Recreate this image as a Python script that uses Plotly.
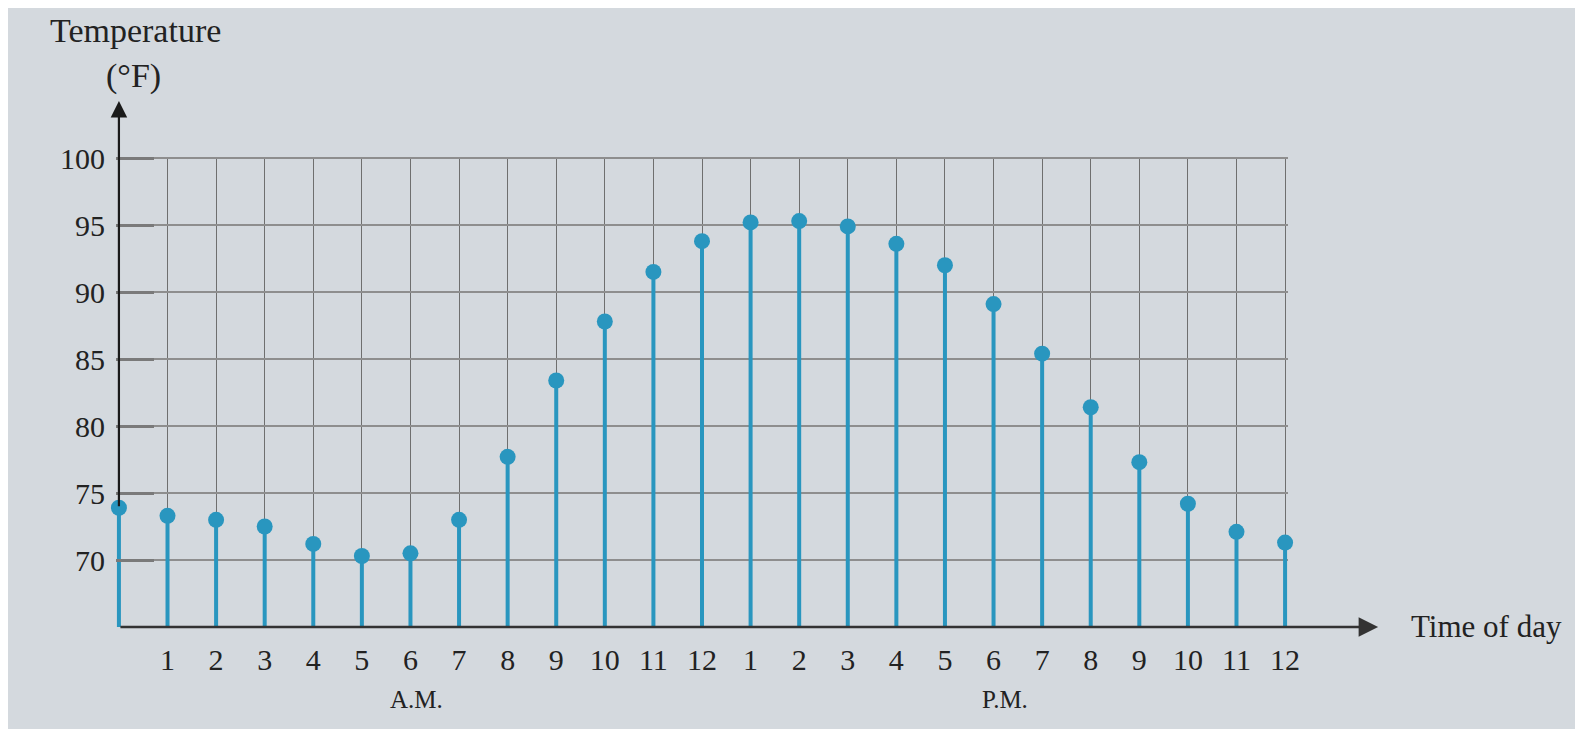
import plotly.graph_objects as go

# ---- data ----
hours = list(range(25))                      # 0 = midnight ... 24 = midnight
hour_labels = [str(h) for h in range(1, 13)] + [str(h) for h in range(1, 13)]
temps = [73.9, 73.3, 73.0, 72.5, 71.2, 70.3, 70.5, 73.0, 77.7, 83.4, 87.8, 91.5,
         93.8, 95.2, 95.3, 94.9, 93.6, 92.0, 89.1, 85.4, 81.4, 77.3, 74.2, 72.1, 71.3]
y_ticks = [70, 75, 80, 85, 90, 95, 100]
base_temp = 65

# ---- layout geometry (figure pixels; page adds an 8px offset) ----
OFF = 8
W, H = 1583, 729
x_lo, x_hi = 0, 24
y_lo, y_hi = base_temp, 100
x0_px, x24_px = 119 - OFF, 1285 - OFF     # figure px of x=0 and x=24
y100_px, ybase_px = 158 - OFF, 627 - OFF  # figure px of y=100 and baseline
pxx = (x24_px - x0_px) / (x_hi - x_lo)
pxy = (ybase_px - y100_px) / (y_hi - y_lo)
ex, ey = 0.06, 0.08                        # small pad so edge gridlines draw
L = x0_px - ex * pxx
R = W - (x24_px + ex * pxx)
T = y100_px - ey * pxy
B = H - ybase_px
x_rng = [x_lo - ex, x_hi + ex]
y_rng = [y_lo, y_hi + ey]
PW, PH = W - L - R, H - T - B


def X(px):   # screen px -> data x
    return x_lo + (px - OFF - x0_px) / pxx


def Y(py):   # screen px -> data y
    return y_lo + (ybase_px - (py - OFF)) / pxy


def PXp(px):  # screen px -> paper x
    return (px - OFF - L) / PW


def PYp(py):  # screen px -> paper y
    return (H - B - (py - OFF)) / PH


STEM = "#2996bf"
FONT = "Liberation Serif"
INK = "#222222"
BG = "#d4d9de"

stem_x, stem_y = [], []
for h, t in zip(hours, temps):
    stem_x += [h, h, None]
    stem_y += [base_temp, t, None]

fig = go.Figure()
fig.add_trace(go.Scatter(x=stem_x, y=stem_y, mode="lines",
                         line=dict(color=STEM, width=4), cliponaxis=False,
                         hoverinfo="skip", showlegend=False))
fig.add_trace(go.Scatter(x=hours, y=temps, mode="markers",
                         marker=dict(color=STEM, size=16), cliponaxis=False,
                         showlegend=False))

fig.update_xaxes(range=x_rng, tickvals=hours[1:], ticktext=hour_labels,
                 showgrid=True, gridcolor="#6f6f6f", gridwidth=1.2,
                 zeroline=False, showline=False, ticks="", ticklabelstandoff=12,
                 tickfont=dict(family=FONT, size=30, color=INK))
fig.update_yaxes(range=y_rng, tickvals=y_ticks,
                 showgrid=True, gridcolor="#8e8e8e", gridwidth=1.8,
                 zeroline=False, showline=False,
                 ticks="inside", ticklen=38, tickwidth=3, tickcolor="#7a7a7a",
                 ticklabelstandoff=10,
                 tickfont=dict(family=FONT, size=30, color=INK))

annotations = [
    # y axis arrow (starts above the first stem so the stem stays visible)
    dict(x=0, y=Y(101), ax=0, ay=temps[0], xref="x", yref="y", axref="x", ayref="y",
         text="", showarrow=True, arrowhead=2, arrowsize=1.5, arrowwidth=2.2,
         arrowcolor="#1a1a1a"),
    # x axis arrow
    dict(x=X(1378), y=base_temp, ax=0, ay=base_temp, xref="x", yref="y", axref="x",
         ayref="y", text="", showarrow=True, arrowhead=2, arrowsize=1.5,
         arrowwidth=2.6, arrowcolor="#333333"),
    dict(x=PXp(136), y=PYp(30), xref="paper", yref="paper", text="Temperature",
         showarrow=False, font=dict(family=FONT, size=34, color=INK),
         xanchor="center", yanchor="middle"),
    dict(x=PXp(134), y=PYp(76), xref="paper", yref="paper", text="(°F)",
         showarrow=False, font=dict(family=FONT, size=34, color=INK),
         xanchor="center", yanchor="middle"),
    dict(x=PXp(1409), y=PYp(626), xref="paper", yref="paper", text="Time of day",
         showarrow=False, font=dict(family=FONT, size=31, color=INK),
         xanchor="left", yanchor="middle"),
    dict(x=PXp(417), y=PYp(700), xref="paper", yref="paper", text="A.M.",
         showarrow=False, font=dict(family=FONT, size=25, color=INK),
         xanchor="center", yanchor="middle"),
    dict(x=PXp(1005), y=PYp(700), xref="paper", yref="paper", text="P.M.",
         showarrow=False, font=dict(family=FONT, size=25, color=INK),
         xanchor="center", yanchor="middle"),
]

fig.update_layout(width=W, height=H, margin=dict(l=L, r=R, t=T, b=B),
                  paper_bgcolor=BG, plot_bgcolor=BG, annotations=annotations,
                  showlegend=False)

fig.write_html("out.html")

####

## Goal:
Begin at the first line of the data above and repeat each line exactly, stopping after the line containing "import plotly.graph_objects as go". Omit the pictures.

## Solution below:
Recreate this image as a Python script that uses Plotly.
import plotly.graph_objects as go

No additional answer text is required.